I especially liked the section where he hi lights Microsoft's hiring practice as one of the main differentiators from its competitors

""" So we had a very intensive interview process. The last interviewer was called the hiring manager, but after every interview, as the candidate left the office, the interviewer sent out an email and wrote the result of the interview. So by the end of the 6th interview, the hiring manager had all reviews but the one where the guy was at that time. The first word on the write-up had to be “hire” or “no-hire”. There wasn't any "maybe" or... "This guy would be good in some other group". It was ... “I would work with this guy” or not. “I think he would work into my group” or not. So the hiring manager then had all of these write-ups and all of these decisions or recommendations. And he would decide whether or not to offer the guy a job. If we offered the guy or gal a job, then the next day would be spent in trying to talk them into realizing how good it was to work at Microsoft; that it's a good place to live and all those things…being nice to them for a change.

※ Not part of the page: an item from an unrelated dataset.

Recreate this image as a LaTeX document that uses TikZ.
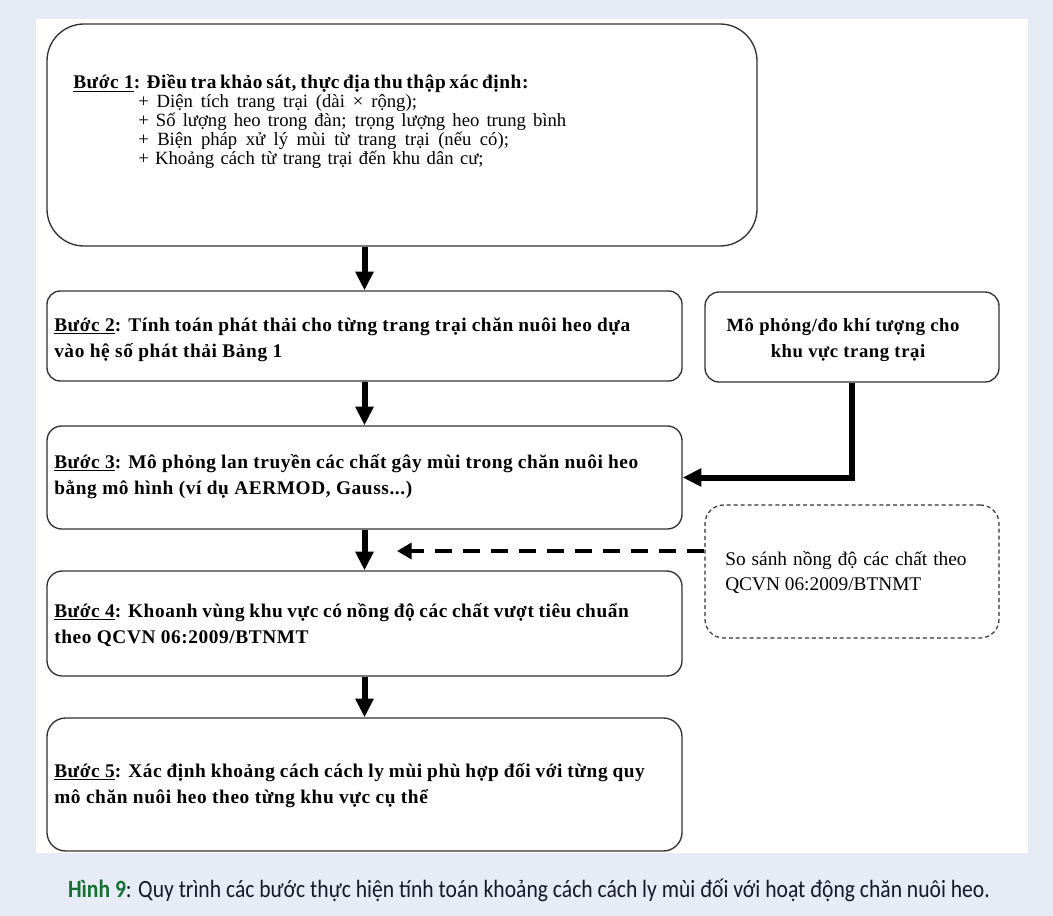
\documentclass[tikz,border=0pt]{standalone}
\usepackage{fontspec}
\setmainfont{Liberation Serif}
\newfontfamily\capfont{Carlito}
\usetikzlibrary{arrows.meta}
\definecolor{bgc}{RGB}{231,235,245}
\definecolor{edge}{RGB}{50,50,50}
\definecolor{capgreen}{RGB}{22,112,52}
\definecolor{capdark}{RGB}{24,24,40}
\newcommand{\fitl}[2]{\makebox[#1][s]{#2}}
\tikzset{
  box/.style={draw=edge, line width=1pt, fill=white, inner sep=0pt},
  dbox/.style={draw=edge, line width=0.9pt, fill=white, inner sep=0pt, dash pattern=on 3pt off 2.2pt},
  bt/.style={anchor=base west, inner sep=0pt, font=\fontsize{14.5pt}{16pt}\selectfont\bfseries\addfontfeatures{LetterSpace=3}},
  rt/.style={anchor=base west, inner sep=0pt, font=\fontsize{14pt}{16pt}\selectfont},
  ct/.style={anchor=base, inner sep=0pt, font=\fontsize{14pt}{16pt}\selectfont\bfseries\addfontfeatures{LetterSpace=3}},
  arr/.style={line width=4.5pt, -{Triangle[length=14pt,width=13pt]}},
  darr/.style={line width=3.5pt, dash pattern=on 12.75pt off 8.25pt, -{Triangle[length=11pt,width=12pt]}}
}
\begin{document}
\begin{tikzpicture}[x=0.75pt,y=-0.75pt]
\fill[bgc] (0,0) rectangle (1053,916);
\fill[white] (36,19) rectangle (1028,853);
\useasboundingbox (0,0) rectangle (1053,916);

% boxes
\node[box, minimum width=532.5pt, minimum height=166.5pt, rounded corners=27.75pt] (b1) at (402,135) {};
\node[box, minimum width=476.25pt, minimum height=67.5pt, rounded corners=10pt] (b2) at (364.5,336) {};
\node[box, minimum width=220.5pt, minimum height=67.5pt, rounded corners=10.5pt] (r1) at (852,337) {};
\node[box, minimum width=476.25pt, minimum height=77.25pt, rounded corners=11pt] (b3) at (364.5,477.5) {};
\node[dbox, minimum width=220.5pt, minimum height=99.75pt, rounded corners=14pt] (db) at (852,571.5) {};
\node[box, minimum width=476.25pt, minimum height=78.75pt, rounded corners=11.5pt] (b4) at (364.5,623.5) {};
\node[box, minimum width=476.25pt, minimum height=99.75pt, rounded corners=14pt] (b5) at (364.5,784.5) {};

% box 1 text
\node[bt] (t1a) at (73,89) {\fitl{341pt}{\underline{Bước 1}: Điều tra khảo sát, thực địa thu thập xác định:}};
\node[rt] (t1b) at (138,108) {\fitl{209pt}{+ Diện tích trang trại (dài × rộng);}};
\node[rt] (t1c) at (138,127) {\fitl{321pt}{+ Số lượng heo trong đàn; trọng lượng heo trung bình}};
\node[rt] (t1d) at (138,146) {\fitl{278pt}{+ Biện pháp xử lý mùi từ trang trại (nếu có);}};
\node[rt] (t1e) at (138,165) {\fitl{259pt}{+ Khoảng cách từ trang trại đến khu dân cư;}};

% box 2 text
\node[bt] (t2a) at (54,331) {\fitl{432pt}{\underline{Bước 2}: Tính toán phát thải cho từng trang trại chăn nuôi heo dựa}};
\node[bt] (t2b) at (54,357) {vào hệ số phát thải Bảng 1};

% right box text
\node[ct] (r1a) at (843,331) {Mô phỏng/đo khí tượng cho};
\node[ct] (r1b) at (848,357) {khu vực trang trại};

% box 3 text
\node[bt] (t3a) at (54,468) {\fitl{438pt}{\underline{Bước 3}: Mô phỏng lan truyền các chất gây mùi trong chăn nuôi heo}};
\node[bt] (t3b) at (54,494) {bằng mô hình (ví dụ AERMOD, Gauss...)};

% dashed box text
\node[rt, font=\fontsize{14.5pt}{16pt}\selectfont] (dta) at (725,565) {\fitl{181pt}{So sánh nồng độ các chất theo}};
\node[rt, font=\fontsize{14.5pt}{16pt}\selectfont] (dtb) at (725,590) {QCVN 06:2009/BTNMT};

% box 4 text
\node[bt] (t4a) at (54,617) {\fitl{431pt}{\underline{Bước 4}: Khoanh vùng khu vực có nồng độ các chất vượt tiêu chuẩn}};
\node[bt] (t4b) at (54,643) {theo QCVN 06:2009/BTNMT};

% box 5 text
\node[bt] (t5a) at (54,777) {\fitl{443pt}{\underline{Bước 5}: Xác định khoảng cách cách ly mùi phù hợp đối với từng quy}};
\node[bt] (t5b) at (54,803) {mô chăn nuôi heo theo từng khu vực cụ thể};

% connectors
\draw[arr] (b1.south -| b2.north) -- (b2.north);
\draw[arr] (b2.south) -- (b3.north);
\draw[arr] (b3.south) -- (b4.north);
\draw[arr] (b4.south) -- (b5.north);
\draw[arr] (r1.south) |- (b3.east);
\coordinate (dy) at (0,551);
\coordinate (dtip) at (397,551);
\draw[darr] (db.west |- dy) -- (dtip);

% caption
\node[anchor=base, inner sep=0pt] (cap) at (529,897) {\scalebox{1}[1.15]{\resizebox{691.5pt}{!}{\capfont\fontsize{16pt}{18pt}\selectfont{\color{capgreen}\bfseries Hình 9}\color{capdark}: Quy trình các bước thực hiện tính toán khoảng cách cách ly mùi đối với hoạt động chăn nuôi heo.}}};
\end{tikzpicture}
\end{document}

Of the 10 we'd bring back, we'd hire one. So we hired about 1 out of every 100 that we initially interviewed. So the total picture is: we've interviewed 10 guys, 8 times each - 80 interviews. We interviewed 100 guys one time, 100 interviews − so we've done about 200 interviews for every person we hired. If you think about hours - that's a lot of hours, and recruiters aren't going to do that. Recruiters aren't going to test coding ability. We had recruiters who managed the logistics and managed the reference checks. We also did aggressive reference checks − we had a whole series of questions we'd ask. Most people doing reference checks are trying to be kind and nice and so people aren't as accurate as you'd like them to be. So you come up with a whole set of questions like: “I know this guy is really good, but what is the one thing you'd counsel him to improve?” Or you'd try to get them to reveal what were some of the deficiencies"""

I think it's an inevitable transition that Google is going through right now. Probably Facebook, too.
Perhaps it is as simple as a direct consequence of the average age at the company?
Yea, old people are boring and suck. Wait I just turned 30. Crap!